Retype exactly what runs from the first line of the data to the line with "import * as", keeping both of those lines and skipping pictures.

________________

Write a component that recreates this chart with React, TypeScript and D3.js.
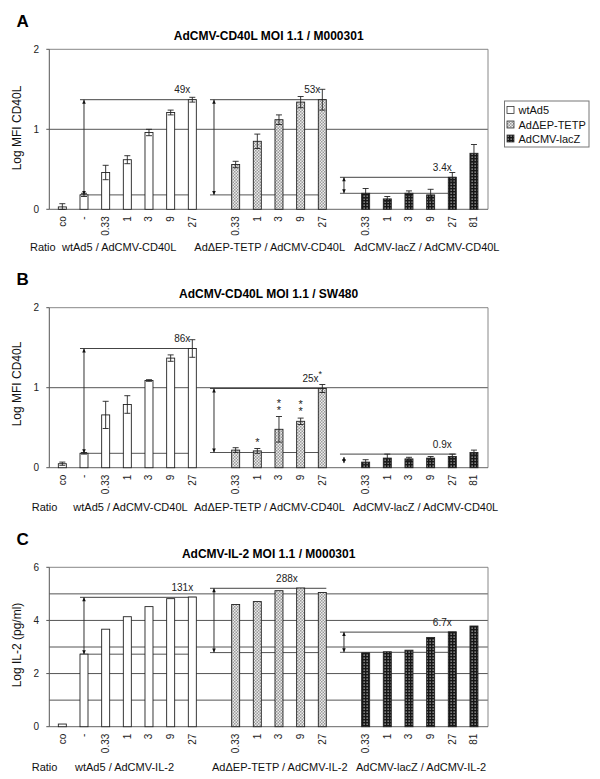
import React from "react";
import * as d3 from "d3";

// ---------- shared categories ----------
const wtLabels = ["co", "-", "0.33", "1", "3", "9", "27"];
const tetpLabels = ["0.33", "1", "3", "9", "27"];
const laczLabels = ["0.33", "1", "3", "9", "27", "81"];
const legendNames = ["wtAd5", "AdΔEP-TETP", "AdCMV-lacZ"];

// ---------- panel A ----------
const aTitle = "AdCMV-CD40L MOI 1.1 / M000301";
const aGroups = ["wtAd5 / AdCMV-CD40L", "AdΔEP-TETP / AdCMV-CD40L", "AdCMV-lacZ / AdCMV-CD40L"];
const aWt = [0.03, 0.18, 0.46, 0.62, 0.96, 1.21, 1.37];
const aWtErr = [0.04, 0.02, 0.09, 0.05, 0.04, 0.03, 0.03];
const aTetp = [0.56, 0.85, 1.12, 1.34, 1.37];
const aTetpErr = [0.04, 0.09, 0.06, 0.07, 0.13];
const aLacz = [0.2, 0.13, 0.2, 0.18, 0.4, 0.7];
const aLaczErr = [0.06, 0.03, 0.03, 0.07, 0.06, 0.11];
const aFolds = ["49x", "53x", "3.4x"];
const aFoldTop = [1.37, 1.37, 0.4];
const aFoldBottom = [0.18, 0.18, 0.2];

// ---------- panel B ----------
const bTitle = "AdCMV-CD40L MOI 1.1 / SW480";
const bGroups = aGroups;
const bWt = [0.05, 0.18, 0.66, 0.79, 1.09, 1.37, 1.49];
const bWtErr = [0.02, 0.01, 0.17, 0.11, 0.01, 0.04, 0.11];
const bTetp = [0.22, 0.21, 0.48, 0.58, 0.99];
const bTetpErr = [0.03, 0.03, 0.16, 0.04, 0.05];
const bTetpStars = [0, 1, 2, 2, 0];
const bLacz = [0.07, 0.12, 0.11, 0.12, 0.14, 0.19];
const bLaczErr = [0.03, 0.05, 0.02, 0.02, 0.03, 0.03];
const bFolds = ["86x", "25x", "0.9x"];
const bFoldSup = ["", "*", ""];
const bFoldTop = [1.49, 0.99, 0.17];
const bFoldBottom = [0.18, 0.19, 0.17];

// ---------- panel C ----------
const cTitle = "AdCMV-IL-2 MOI 1.1 / M000301";
const cGroups = ["wtAd5 / AdCMV-IL-2", "AdΔEP-TETP / AdCMV-IL-2", "AdCMV-lacZ / AdCMV-IL-2"];
const cWt = [0.1, 2.73, 3.67, 4.14, 4.52, 4.82, 4.88];
const cTetp = [4.6, 4.71, 5.12, 5.22, 5.05];
const cLacz = [2.78, 2.82, 2.88, 3.36, 3.57, 3.79];
const cFolds = ["131x", "288x", "6.7x"];
const cFoldTop = [4.87, 5.21, 3.56];
const cFoldBottom = [2.73, 2.79, 2.8];

const FONT = "'Liberation Sans', Arial, Helvetica, sans-serif";
const SLOTS = 20;
const wtSlots = d3.range(0, 7);
const tetpSlots = d3.range(8, 13);
const laczSlots = d3.range(14, 20);
const fills = ["#ffffff", "url(#patTetp)", "url(#patLacz)"];

const x = d3.scaleBand<number>().domain(d3.range(SLOTS)).range([51.5, 484.8]).padding(0);
const step = x.step();
const cx = (i: number) => (x(Math.floor(i)) as number) + step / 2 + (i - Math.floor(i)) * step;
const BW = 8;
const LEFT = 49.3;
const RIGHT = 488;

type Layout = {
  top: number; zero: number; letterY: number; titleY: number; rowY: number;
  ratioX: number; groupX: number[]; yLabelY: number;
};

type PanelData = {
  letter: string; title: string; ylabel: string; yMax: number; tickVals: number[]; gridVals: number[];
  groups: string[]; series: number[][]; errs: (number[] | null)[];
  folds: string[]; foldSup: string[]; foldTop: number[]; foldBottom: number[];
  labelSlots: number[]; stars: number[] | null; tinyArrow: boolean;
};

function Panel({ d, L }: { d: PanelData; L: Layout }) {
  const y = d3.scaleLinear().domain([0, d.yMax]).range([L.zero, L.top]);
  const slotSets = [wtSlots, tetpSlots, laczSlots];
  const labelSets = [wtLabels, tetpLabels, laczLabels];
  const arrowSlots = [1, 7, 13];
  const endSlots = [6, 12, 18];
  return (
    <g>
      <text x={16.5} y={L.letterY} fontSize={17} fontWeight="bold" fontFamily={FONT}>{d.letter}</text>
      <text x={(LEFT + RIGHT) / 2} y={L.titleY} fontSize={12} fontWeight="bold" textAnchor="middle" fontFamily={FONT}>{d.title}</text>
      {/* gridlines */}
      {d.gridVals.map((v) => (
        <line key={"g" + v} x1={LEFT} x2={RIGHT} y1={y(v)} y2={y(v)} stroke="#555" strokeWidth={1} />
      ))}
      {/* frame */}
      <line x1={LEFT} x2={RIGHT} y1={L.top} y2={L.top} stroke="#888" />
      <line x1={RIGHT} x2={RIGHT} y1={L.top} y2={L.zero} stroke="#888" />
      <line x1={LEFT} x2={RIGHT} y1={L.zero} y2={L.zero} stroke="#666" />
      <line x1={LEFT} x2={LEFT} y1={L.top} y2={L.zero} stroke="#555" />
      {/* y ticks */}
      {d.tickVals.map((v) => (
        <g key={"t" + v}>
          <line x1={LEFT - 3} x2={LEFT} y1={y(v)} y2={y(v)} stroke="#555" />
          <text x={39} y={y(v) + 3.5} fontSize={10} textAnchor="end" fontFamily={FONT} fill="#222">{v}</text>
        </g>
      ))}
      <text transform={`translate(20.5,${L.yLabelY}) rotate(-90)`} fontSize={12} textAnchor="middle" fontFamily={FONT} fill="#111">{d.ylabel}</text>
      {/* annotations */}
      {d.folds.map((f, gi) => {
        const xs = cx(arrowSlots[gi]) - 4;
        const xe = cx(endSlots[gi]) + 4;
        const yt = y(d.foldTop[gi]);
        const yb = y(d.foldBottom[gi]);
        const ax = cx(arrowSlots[gi]);
        let a1 = yt, a2 = yb;
        if (d.tinyArrow && gi === 2) { a1 = yt + 3; a2 = yt + 9; }
        return (
          <g key={"f" + gi}>
            <line x1={xs} x2={xe} y1={yt} y2={yt} stroke="#444" />
            {yb !== yt && <line x1={xs} x2={xe} y1={yb} y2={yb} stroke="#555" />}
            <line x1={ax} x2={ax} y1={a1} y2={a2} stroke="#333" />
            <path d={`M${ax},${a1} L${ax - 1.8},${a1 + 4} L${ax + 1.8},${a1 + 4} Z`} fill="#111" />
            <path d={`M${ax},${a2} L${ax - 1.8},${a2 - 4} L${ax + 1.8},${a2 - 4} Z`} fill="#111" />
            <text x={cx(d.labelSlots[gi]) - 10} y={yt - 6.5} fontSize={10} textAnchor="middle" fontFamily={FONT} fill="#222">
              {f}
              {d.foldSup[gi] && <tspan dy={-5} fontSize={9}>{d.foldSup[gi]}</tspan>}
            </text>
          </g>
        );
      })}
      {/* bars */}
      {d.series.map((vals, gi) =>
        vals.map((v, i) => {
          const s = slotSets[gi][i];
          return (
            <rect key={`b${gi}-${i}`} x={cx(s) - BW / 2} y={y(v)} width={BW} height={L.zero - y(v)}
              fill={fills[gi]} stroke="#222" strokeWidth={0.9} />
          );
        })
      )}
      {/* error bars */}
      {d.series.map((vals, gi) => {
        const e = d.errs[gi];
        if (!e) return null;
        return vals.map((v, i) => {
          const s = slotSets[gi][i];
          const c = cx(s);
          const y1 = y(v + e[i]);
          const y2 = y(Math.max(0, v - e[i]));
          return (
            <g key={`e${gi}-${i}`} stroke="#222" strokeWidth={0.9}>
              <line x1={c} x2={c} y1={y1} y2={y2} />
              <line x1={c - 3} x2={c + 3} y1={y1} y2={y1} />
              <line x1={c - 3} x2={c + 3} y1={y2} y2={y2} />
            </g>
          );
        });
      })}
      {/* significance stars */}
      {d.stars && d.stars.map((n, i) => {
        if (!n) return null;
        const v = d.series[1][i];
        const e = d.errs[1] ? (d.errs[1] as number[])[i] : 0;
        const base = y(v + e) - 3;
        const c = cx(tetpSlots[i]);
        return (
          <text key={`s${i}`} x={c} y={base - (n - 1) * 7} fontSize={11} textAnchor="middle" fontFamily={FONT} fill="#222">
            {d3.range(n).map((k) => (
              <tspan key={k} x={c} dy={k === 0 ? 0 : 7}>*</tspan>
            ))}
          </text>
        );
      })}
      {/* x tick labels */}
      {slotSets.map((ss, gi) =>
        ss.map((s, i) => (
          <text key={`xl${gi}-${i}`} transform={`translate(${cx(s) + 3.5},${L.zero + 7}) rotate(-90)`}
            fontSize={10} textAnchor="end" fontFamily={FONT} fill="#222">{labelSets[gi][i]}</text>
        ))
      )}
      {/* group labels */}
      <text x={L.ratioX} y={L.rowY} fontSize={11} fontFamily={FONT} fill="#111">Ratio</text>
      {d.groups.map((g, gi) => (
        <text key={"gl" + gi} x={L.groupX[gi]} y={L.rowY} fontSize={11} fontFamily={FONT} fill="#111">{g}</text>
      ))}
    </g>
  );
}

const panels: PanelData[] = [
  {
    letter: "A", title: aTitle, ylabel: "Log MFI CD40L", yMax: 2, tickVals: [0, 1, 2], gridVals: [1],
    groups: aGroups, series: [aWt, aTetp, aLacz], errs: [aWtErr, aTetpErr, aLaczErr],
    folds: aFolds, foldSup: ["", "", ""], foldTop: aFoldTop, foldBottom: aFoldBottom,
    labelSlots: [6, 12, 18], stars: null, tinyArrow: false,
  },
  {
    letter: "B", title: bTitle, ylabel: "Log MFI CD40L", yMax: 2, tickVals: [0, 1, 2], gridVals: [1],
    groups: bGroups, series: [bWt, bTetp, bLacz], errs: [bWtErr, bTetpErr, bLaczErr],
    folds: bFolds, foldSup: bFoldSup, foldTop: bFoldTop, foldBottom: bFoldBottom,
    labelSlots: [6, 12, 18], stars: bTetpStars, tinyArrow: true,
  },
  {
    letter: "C", title: cTitle, ylabel: "Log IL-2 (pg/ml)", yMax: 6, tickVals: [0, 2, 4, 6], gridVals: [1, 2, 3, 4, 5],
    groups: cGroups, series: [cWt, cTetp, cLacz], errs: [null, null, null],
    folds: cFolds, foldSup: ["", "", ""], foldTop: cFoldTop, foldBottom: cFoldBottom,
    labelSlots: [6, 10.83, 18], stars: null, tinyArrow: false,
  },
];

const layouts: Layout[] = [
  { top: 49.3, zero: 209.3, letterY: 26.7, titleY: 40, rowY: 251, ratioX: 30, groupX: [62, 194.3, 354], yLabelY: 128 },
  { top: 307.7, zero: 467.7, letterY: 285, titleY: 297.5, rowY: 511, ratioX: 31.7, groupX: [73.3, 194, 352.7], yLabelY: 384 },
  { top: 567.3, zero: 726.7, letterY: 545, titleY: 557.5, rowY: 771, ratioX: 31.7, groupX: [75, 212, 356], yLabelY: 645 },
];

export default function App() {
  const legendY = [110, 124.5, 138.5];
  return (
    <svg width={600} height={779} style={{ position: "absolute", left: 0, top: 0, background: "#fff" }}>
      <defs>
        <pattern id="patTetp" width={3} height={3} patternUnits="userSpaceOnUse">
          <rect width={3} height={3} fill="#ececec" />
          <rect width={1.5} height={1.5} fill="#999" />
          <rect x={1.5} y={1.5} width={1.5} height={1.5} fill="#999" />
        </pattern>
        <pattern id="patLacz" width={3} height={3} patternUnits="userSpaceOnUse">
          <rect width={3} height={3} fill="#161616" />
          <rect x={0.5} y={0.5} width={1.3} height={1.3} fill="#b5b5b5" />
        </pattern>
      </defs>
      <rect width={600} height={779} fill="#fff" />
      {panels.map((p, i) => <Panel key={p.letter} d={p} L={layouts[i]} />)}
      {/* legend */}
      <g>
        <rect x={504.5} y={101} width={84.5} height={46} fill="#fff" stroke="#777" />
        {legendNames.map((n, i) => (
          <g key={n}>
            <rect x={507} y={legendY[i] - 3.5} width={7} height={7} fill={fills[i]} stroke="#333" strokeWidth={0.8} />
            <text x={518.5} y={legendY[i] + 4} fontSize={11} fontFamily={FONT} fill="#111">{n}</text>
          </g>
        ))}
      </g>
    </svg>
  );
}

________________

▶ **Problem solution**
Write a component that recreates this chart with React, TypeScript and D3.js.
import React from "react";
import * as d3 from "d3";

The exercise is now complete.